#### [EXTRACTED DATA]
►

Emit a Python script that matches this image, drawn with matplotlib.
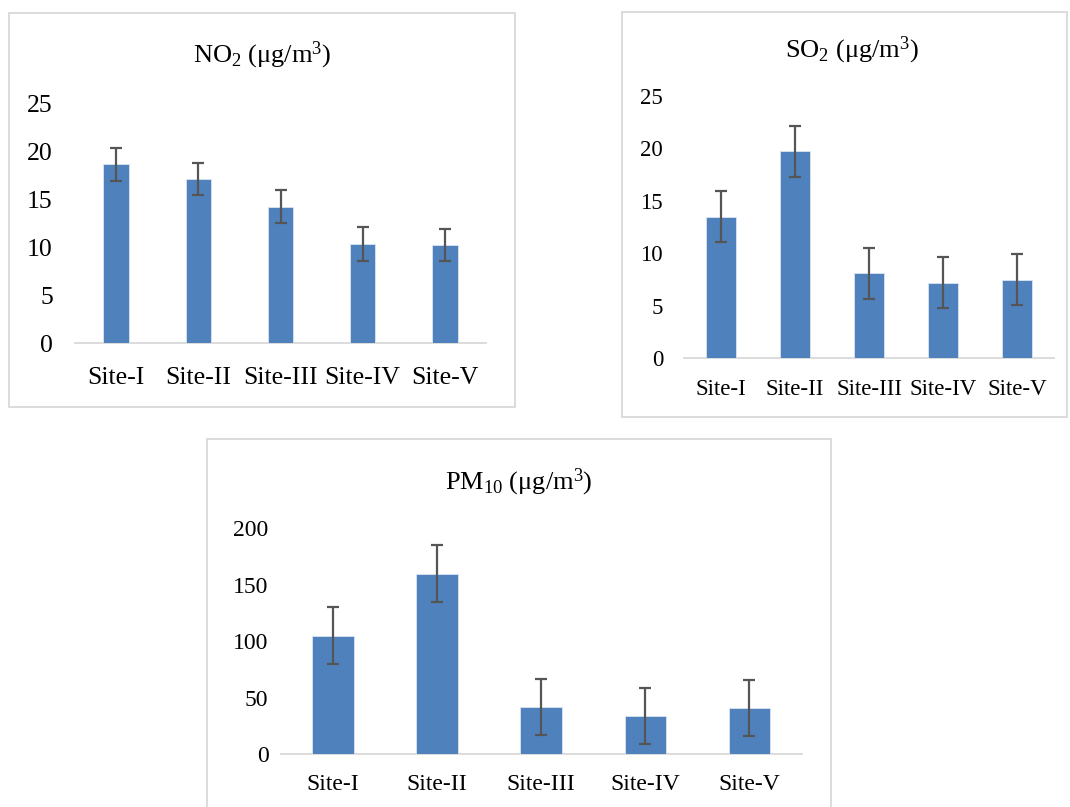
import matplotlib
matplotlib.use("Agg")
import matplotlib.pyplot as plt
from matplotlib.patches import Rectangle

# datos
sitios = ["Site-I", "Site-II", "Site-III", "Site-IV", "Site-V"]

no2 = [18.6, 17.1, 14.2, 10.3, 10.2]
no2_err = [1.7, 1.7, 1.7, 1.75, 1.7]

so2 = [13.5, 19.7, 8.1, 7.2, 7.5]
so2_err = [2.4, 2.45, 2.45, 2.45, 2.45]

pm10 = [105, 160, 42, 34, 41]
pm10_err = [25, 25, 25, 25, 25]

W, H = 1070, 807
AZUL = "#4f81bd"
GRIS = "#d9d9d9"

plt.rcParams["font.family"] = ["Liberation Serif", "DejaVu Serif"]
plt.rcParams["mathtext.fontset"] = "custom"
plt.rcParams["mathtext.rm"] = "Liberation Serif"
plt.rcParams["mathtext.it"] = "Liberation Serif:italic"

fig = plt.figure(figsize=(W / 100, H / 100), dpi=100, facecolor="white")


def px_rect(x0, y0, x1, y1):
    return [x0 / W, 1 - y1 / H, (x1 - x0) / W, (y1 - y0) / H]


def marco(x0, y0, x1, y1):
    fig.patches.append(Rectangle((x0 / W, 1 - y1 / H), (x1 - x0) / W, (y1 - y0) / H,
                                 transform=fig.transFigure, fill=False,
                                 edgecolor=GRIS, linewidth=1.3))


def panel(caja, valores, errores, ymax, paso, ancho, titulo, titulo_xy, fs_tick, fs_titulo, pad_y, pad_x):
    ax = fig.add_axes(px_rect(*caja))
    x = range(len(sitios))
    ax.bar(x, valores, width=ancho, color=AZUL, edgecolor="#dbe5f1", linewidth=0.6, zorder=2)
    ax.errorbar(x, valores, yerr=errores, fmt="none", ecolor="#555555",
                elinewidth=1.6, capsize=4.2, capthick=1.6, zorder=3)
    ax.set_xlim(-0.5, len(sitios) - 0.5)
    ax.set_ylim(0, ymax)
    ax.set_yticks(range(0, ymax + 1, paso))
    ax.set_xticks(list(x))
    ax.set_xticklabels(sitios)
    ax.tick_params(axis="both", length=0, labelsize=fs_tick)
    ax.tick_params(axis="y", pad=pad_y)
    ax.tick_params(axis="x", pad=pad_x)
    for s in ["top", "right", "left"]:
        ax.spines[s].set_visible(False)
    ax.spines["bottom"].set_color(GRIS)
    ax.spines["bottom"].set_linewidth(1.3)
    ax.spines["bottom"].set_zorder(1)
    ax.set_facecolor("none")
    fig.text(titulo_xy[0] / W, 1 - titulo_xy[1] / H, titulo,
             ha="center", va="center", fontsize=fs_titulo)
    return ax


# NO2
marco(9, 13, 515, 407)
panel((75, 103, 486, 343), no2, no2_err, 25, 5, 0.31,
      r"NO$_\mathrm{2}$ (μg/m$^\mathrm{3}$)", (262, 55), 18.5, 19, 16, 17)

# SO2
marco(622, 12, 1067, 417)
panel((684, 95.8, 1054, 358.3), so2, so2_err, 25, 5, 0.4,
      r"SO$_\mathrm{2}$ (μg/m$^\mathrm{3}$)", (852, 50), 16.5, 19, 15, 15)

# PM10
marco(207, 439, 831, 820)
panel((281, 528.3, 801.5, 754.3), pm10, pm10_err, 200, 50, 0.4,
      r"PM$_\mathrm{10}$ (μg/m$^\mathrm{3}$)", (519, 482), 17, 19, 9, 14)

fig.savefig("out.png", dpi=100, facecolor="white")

◄
►

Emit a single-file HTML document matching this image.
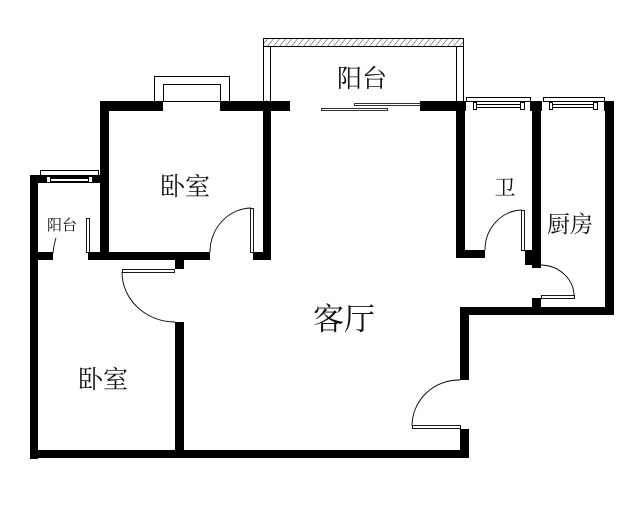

◄

#### [STATED TASK]
In the listing above, find the line with "Emit a Python" and the line with "pm10_err = [25, 25, 25, 25, 25]". Set down exactly those lines and everything between them, skipping pictures.

#### [COMPLETE RESPONSE]
Emit a Python script that matches this image, drawn with matplotlib.
import matplotlib
matplotlib.use("Agg")
import matplotlib.pyplot as plt
from matplotlib.patches import Rectangle

# datos
sitios = ["Site-I", "Site-II", "Site-III", "Site-IV", "Site-V"]

no2 = [18.6, 17.1, 14.2, 10.3, 10.2]
no2_err = [1.7, 1.7, 1.7, 1.75, 1.7]

so2 = [13.5, 19.7, 8.1, 7.2, 7.5]
so2_err = [2.4, 2.45, 2.45, 2.45, 2.45]

pm10 = [105, 160, 42, 34, 41]
pm10_err = [25, 25, 25, 25, 25]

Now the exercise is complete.